Audioquest Dragonfly Cobalt
The original Audioquest Dragonfly put the headphone DAC/amp chips built into laptops, tablets and smartphones firmly on notice. Each model since has widened the performance gap further and Dragonfly Cobalt, AQ’s smallest USB-powered headphone DAC/amp to date, is now nipping at the heels of a decent desktop system. Sporting the latest ES9038Q2M chip from ESS and a reworked minimum-phase filter, Cobalt is the clearest, most detailed and cohesive sounding Dragonfly yet for both standard and hi-res audio up to 24-bit/96kHz. If you frequently listen to music on a portable device, Cobalt is a no-brainer upgrade – it’s seriously good.
Auralic Vega G2.1
The difference between the G2.1 and its G2 predecessor may not be huge in electronics terms but the casework is totally different, instead of a machined aluminium case the G2.1 has a box within a box. The inner one is copper to shield the delicate internals, the outer aluminium and shod in sprung isolating feet. This is a DAC with built in streamer, the latter is a good introduction to music streaming, the DAC is a beautiful beast that shows what great digital can do, it can take a busy piece of music that’s hard to understand and appreciate and turn it into something totally natural and coherent. The longer we used the Vega the harder it became to switch off.
Cambridge Audio Edge A
From the very moment it touched down on my doorstep, something told me that the hefty Edge A integrated amp was going to be something very special indeed. And once I’d liberated this 24kg beast from its packaging, despite my eagerness to get it cooking, I just had to pause and admire the sheer beauty of its design.
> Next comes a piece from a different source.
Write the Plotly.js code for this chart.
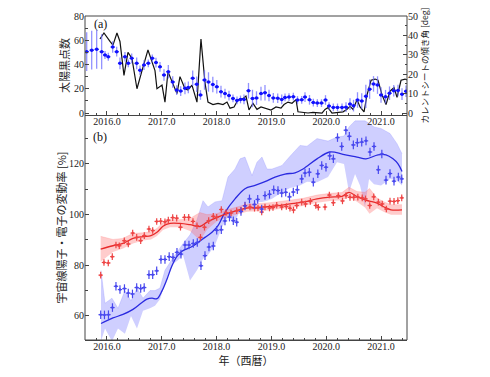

Just like a Bentley, Ferrari, Lamborghini or any other piece of high performance luxury hardware, the Edge A is built to please the ears as well as the eyes. Rock and pop? No problem – this amp delivers complex studio mixes and solid bass lines in breath-taking detail and without breaking into a sweat. Vocals? Whether they’re female or male, the Edge A presents singers with a scale and emotion that grips the listener. Neither is this amp all about bulk and brute force, feed it with simpler sonatas or well-recorded classical music, and the Cambridge rewards with tonally-rich, measured performances that leave you mesmerised.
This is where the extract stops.